I find the idea of having a range of probabilities sensible.
If you give a single probability, all you tell someone is your expectation of what will happen.
If you give a probability range you're transmitting both your probability AND your certainty that your probabiliy is correct; IOW (In Other Words) you are telling the listener how much evidence you believe yourself to have.
So, as you gain more evidence your probability range will narrow.
To clarify:
When you find a probability through bayes-fu, you need a prior. Precisely one prior. Which is going to be pretty arbitrary.
But what if you picked two symmetrical priors, and applied the evidence to those? You start with prior 1: 99.99% Prior 2: 0.01%
When you have a reasonable amount of evidence you'll find that prior 1 and prior 2 result in similar values (ie. prior 1 might give 40% while prior 2 gives 25%) If you were to get more evidence, the difference would gradually vanish, and the smaller the probability range the more firm your probability is.

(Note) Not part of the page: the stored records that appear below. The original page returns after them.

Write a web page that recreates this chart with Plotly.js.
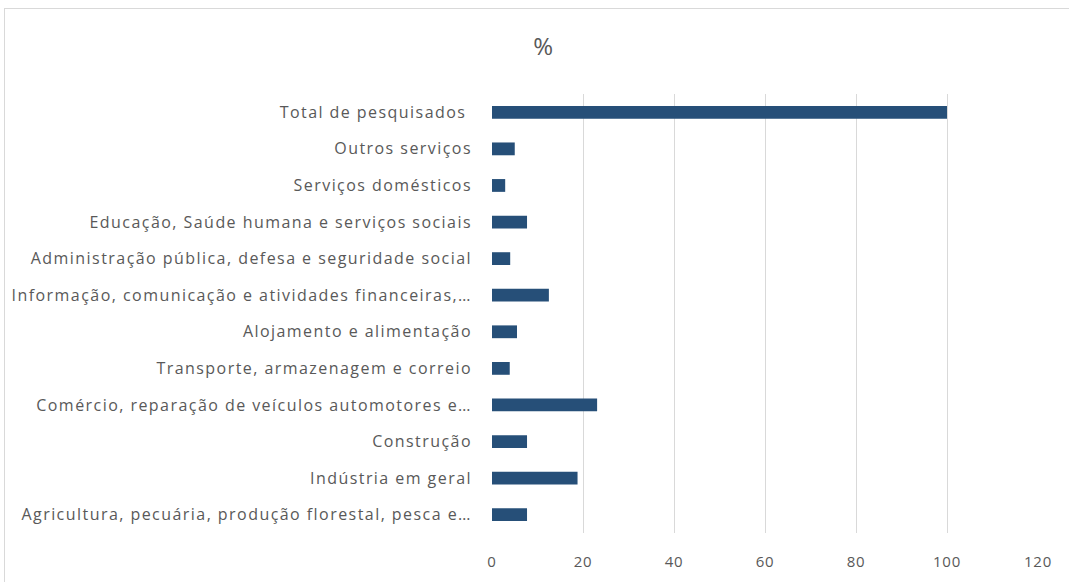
<!DOCTYPE html>
<html>
<head>
<meta charset="utf-8">
<script src="https://cdn.plot.ly/plotly-3.0.1.min.js"></script>
<style>
  html, body { margin: 0; padding: 0; background: #fff; }
  #chart { width: 1069px; height: 582px; }
  #frame { position: absolute; left: 4px; top: 8px; width: 1070px; height: 580px; border: 1px solid #d9d9d9; pointer-events: none; }
  #chart .ytick text { letter-spacing: 1.45px; }
  #chart .xtick text { letter-spacing: 0.8px; }
</style>
</head>
<body>
<div id="chart"></div>
<div id="frame"></div>
<script>
const categories = [
  "Total de pesquisados ",
  "Outros serviços",
  "Serviços domésticos",
  "Educação, Saúde humana e serviços sociais",
  "Administração pública, defesa e seguridade social",
  "Informação, comunicação e atividades financeiras,…",
  "Alojamento e alimentação",
  "Transporte, armazenagem e correio",
  "Comércio, reparação de veículos automotores e…",
  "Construção",
  "Indústria em geral",
  "Agricultura, pecuária, produção florestal, pesca e…"
];
const values = [100, 5.0, 2.9, 7.7, 4.0, 12.5, 5.5, 3.9, 23.1, 7.7, 18.8, 7.7];
const xTicks = [0, 20, 40, 60, 80, 100, 120];

const trace = {
  type: 'bar',
  orientation: 'h',
  x: values,
  y: categories,
  marker: { color: '#264f78' },
  hoverinfo: 'x+y'
};

const layout = {
  width: 1069,
  height: 582,
  paper_bgcolor: '#ffffff',
  plot_bgcolor: '#ffffff',
  margin: { l: 492, r: 31, t: 94, b: 49 },
  bargap: 0.65,
  showlegend: false,
  title: {
    text: '%',
    font: { family: 'Open Sans, sans-serif', size: 24, color: '#595959' },
    x: 0.508,
    xanchor: 'center',
    y: 0.92,
    yanchor: 'middle'
  },
  font: { family: 'Open Sans, sans-serif', color: '#595959' },
  xaxis: {
    range: [0, 120],
    tickvals: xTicks,
    ticktext: xTicks.map(String),
    showgrid: true,
    gridcolor: '#d9d9d9',
    gridwidth: 1,
    zeroline: false,
    showline: false,
    ticks: '',
    ticklabelstandoff: 18,
    tickfont: { family: 'Open Sans, sans-serif', size: 15, color: '#595959' },
    fixedrange: true
  },
  yaxis: {
    type: 'category',
    autorange: 'reversed',
    showgrid: false,
    zeroline: false,
    showline: false,
    ticks: '',
    ticklabelstandoff: 19,
    tickfont: { family: 'Open Sans, sans-serif', size: 16, color: '#595959' },
    fixedrange: true
  }
};

Plotly.newPlot('chart', [trace], layout, { displayModeBar: false, staticPlot: true });
</script>
</body>
</html>
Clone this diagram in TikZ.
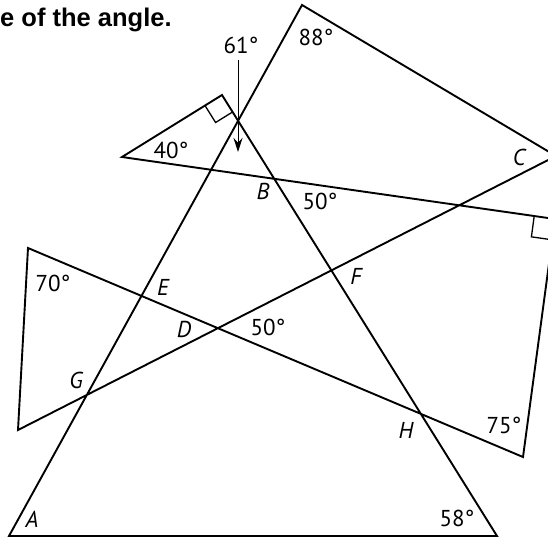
\documentclass[tikz,border=0pt]{standalone}
\usepackage{fontspec}
\setmainfont{PT Sans}
\newfontfamily\headfont{Liberation Sans}
\usetikzlibrary{arrows.meta,calc}
\begin{document}
\begin{tikzpicture}[x=1pt,y=-1pt,
  edge/.style={line width=1.9pt,line join=miter},
  lbl/.style={inner sep=0pt,font=\fontsize{23}{23}\selectfont},
  pt/.style={inner sep=0pt,font=\fontsize{23}{23}\selectfont\itshape},
  sq/.style={line width=1.3pt}]
\useasboundingbox (0,0) rectangle (548,538);
\begin{scope}
\clip (0,0) rectangle (548,538);
% vertices of the closed figure
\coordinate (A) at (9,536);
\coordinate (P) at (302,5);
\coordinate (C) at (556,156);
\coordinate (S) at (18,430);
\coordinate (T) at (28,248);
\coordinate (U) at (523,457);
\coordinate (V) at (555,219);
\coordinate (W) at (122,157);
\coordinate (Q) at (222,95);
\coordinate (R) at (497,536);
\draw[edge] (A) -- (P) -- (C) -- (S) -- (T) -- (U) -- (V) -- (W) -- (Q) -- (R) -- cycle;
% right-angle marks
\draw[sq] ($(Q)!20pt!(W)$) -- ($(Q)!20pt!(W)+(Q)!20pt!(R)-(Q)$) -- ($(Q)!20pt!(R)$);
\draw[sq] ($(V)!21pt!(W)$) -- ($(V)!21pt!(W)+(V)!21pt!(U)-(V)$) -- ($(V)!21pt!(U)$);
\end{scope}
% heading
\node[inner sep=0pt,anchor=base west,font=\headfont\bfseries\fontsize{25.5}{25.5}\selectfont] (head) at (0,26) {e of the angle.};
% arrow for 61
\coordinate (arrtop) at (238,60);
\coordinate (arrtip) at (238,152);
\draw[line width=1pt,-{Stealth[length=14pt,width=9pt]}] (arrtop) -- (arrtip);
% labels
\node[lbl] (l61) at (241,45) {61°};
\node[lbl] (l40) at (171,150) {40°};
\node[lbl] (l88) at (316,37) {88°};
\node[pt] (lC) at (519,157) {C};
\node[pt] (lB) at (263,191) {B};
\node[lbl] (l50a) at (320,201) {50°};
\node[pt] (lF) at (356,276) {F};
\node[pt] (lE) at (163,287) {E};
\node[lbl] (l70) at (53,283) {70°};
\node[pt] (lD) at (184,329) {D};
\node[lbl] (l50b) at (268,327) {50°};
\node[pt] (lG) at (76,380) {G};
\node[pt] (lH) at (406,430) {H};
\node[lbl] (l75) at (504,425) {75°};
\node[lbl] (l58) at (457,518) {58°};
\node[pt] (lA) at (32,519) {A};
\end{tikzpicture}
\end{document}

Whenever we talk about the probability of an event that we do not have perfect information about, we generally use qualitative descriptions (e.g. possible but improbable). When we do use numbers, we usually just stick to a probability range (e.g. 1/4 to 1/3). A Bayesian should be able to assign a probability estimate to any well-defined hypothesis. For a human, trying to assign a numerical probability estimate is uncomfortable and seems arbitrary. Even when we can give a probability range, we resist averaging the probabilities we expect. For instance, I'd say that Republicans are more likely than not to take over the House, but the Democrats still have a chance. After pressing myself, I managed to say that the probability of the Democratic party keeping control of the House next election is somewhere between 25% and 40%. Condensing this to 32.5% just feels wrong and arbitrary. Why is this? I have thought of three possible reasons, which I listed in order of likeliness:
Maybe our brains are just built like frequentists. If we innately think of probability of probabilities of being properties of hypotheses, it makes sense that we would not give an exact probability. If this is correct, it would mean that the tendency to think in frequentist terms is too entrenched to be easily untrained, as I try to think like a Bayesian, and yet still suffer from this effect, and I suspect the same is true of most of you.
Maybe since our ancestors never needed to express numerical probabilities, our brains never developed the ability to. Even if we have data spaces in our brains to represent probabilities of hypotheses, it could be buried in the decision-making portion of our brains, and the signal could get garbled when we try to pull it out in verbal form. However, we also get uncomfortable when forced to make important decisions on limited information, which would be evidence against this.
Maybe there is selection pressure against giving specific answers because it makes it harder to inflate your accuracy after the fact, resulting in lower status. This seems highly unlikely, but since I thought of it, I felt compelled to write it anyway.
As there are people on this forum who actually know a thing or two about cognitive science, I expect I'll get some useful responses. Discuss.
Edit: I did not mean to imply that it is wise for humans to give a precise probability estimate, only that a Bayesian would but we don't.